§ Requirement
Look at the data below and print exactly the lines from its first line through the line with "(crusttag) at (7.81,-1.19)"; the pictures stay out of the copy.

§ Data
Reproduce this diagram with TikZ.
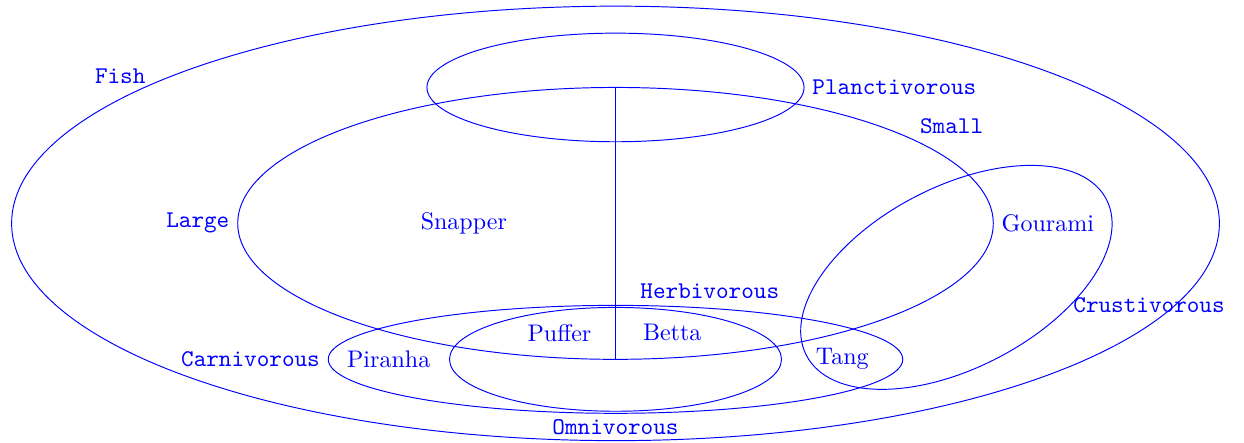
\documentclass[tikz,border=0pt]{standalone}
\usetikzlibrary{positioning,shapes.geometric}

\begin{document}
\begin{tikzpicture}[
  color=blue,
  node distance=0pt,
  set/.style={draw=blue, ellipse, inner sep=0pt, outer sep=0pt},
  tag/.style={font=\ttfamily, text=blue, inner sep=3.3pt},
  kind/.style={text=blue, inner sep=3.3pt}
]
\useasboundingbox (-9.01,-3.21) rectangle (9.20,3.27);

\node[set, minimum width=17.68cm, minimum height=6.36cm] (fishset) at (0,0) {};
\node[set, minimum width=11.06cm, minimum height=3.98cm] (sizeset) at (0,0) {};
\node[set, minimum width=5.52cm, minimum height=1.59cm] (planset) at (sizeset.north) {};
\node[set, minimum width=8.41cm, minimum height=1.58cm] (carnset) at (sizeset.south) {};
\node[set, minimum width=4.86cm, minimum height=1.52cm] (herbset) at (sizeset.south) {};
\node[set, rotate=27.5, minimum width=4.95cm, minimum height=2.65cm] (crustset) at (4.99,-0.79) {};
\draw[blue] (sizeset.north) -- (sizeset.south);

\node[tag] (fishtag) at (-7.25,2.15) {Fish};
\node[tag, right=of planset.east] (plantag) {Planctivorous};
\node[tag] (smalltag) at (4.92,1.43) {Small};
\node[tag, left=of sizeset.west] (largetag) {Large};
\node[tag] (herbtag) at (1.38,-1.00) {Herbivorous};
\node[tag, left=of carnset.west] (carntag) {Carnivorous};
\node[tag] (omnitag) at (0,-2.99) {Omnivorous};
\node[tag] (crusttag) at (7.81,-1.19) {Crustivorous};

\node[kind] (snapper) at (-2.22,0) {Snapper};
\node[kind, right=of sizeset.east] (gourami) {Gourami};
\node[kind] (puffer) at (-0.82,-1.60) {Puffer};
\node[kind] (betta) at (0.83,-1.59) {Betta};
\node[kind] (piranha) at (-3.32,-1.99) {Piranha};
\node[kind] (tang) at (3.32,-1.98) {Tang};
\end{tikzpicture}
\end{document}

§ Task output
Reproduce this diagram with TikZ.
\documentclass[tikz,border=0pt]{standalone}
\usetikzlibrary{positioning,shapes.geometric}

\begin{document}
\begin{tikzpicture}[
  color=blue,
  node distance=0pt,
  set/.style={draw=blue, ellipse, inner sep=0pt, outer sep=0pt},
  tag/.style={font=\ttfamily, text=blue, inner sep=3.3pt},
  kind/.style={text=blue, inner sep=3.3pt}
]
\useasboundingbox (-9.01,-3.21) rectangle (9.20,3.27);

\node[set, minimum width=17.68cm, minimum height=6.36cm] (fishset) at (0,0) {};
\node[set, minimum width=11.06cm, minimum height=3.98cm] (sizeset) at (0,0) {};
\node[set, minimum width=5.52cm, minimum height=1.59cm] (planset) at (sizeset.north) {};
\node[set, minimum width=8.41cm, minimum height=1.58cm] (carnset) at (sizeset.south) {};
\node[set, minimum width=4.86cm, minimum height=1.52cm] (herbset) at (sizeset.south) {};
\node[set, rotate=27.5, minimum width=4.95cm, minimum height=2.65cm] (crustset) at (4.99,-0.79) {};
\draw[blue] (sizeset.north) -- (sizeset.south);

\node[tag] (fishtag) at (-7.25,2.15) {Fish};
\node[tag, right=of planset.east] (plantag) {Planctivorous};
\node[tag] (smalltag) at (4.92,1.43) {Small};
\node[tag, left=of sizeset.west] (largetag) {Large};
\node[tag] (herbtag) at (1.38,-1.00) {Herbivorous};
\node[tag, left=of carnset.west] (carntag) {Carnivorous};
\node[tag] (omnitag) at (0,-2.99) {Omnivorous};
\node[tag] (crusttag) at (7.81,-1.19) {Crustivorous};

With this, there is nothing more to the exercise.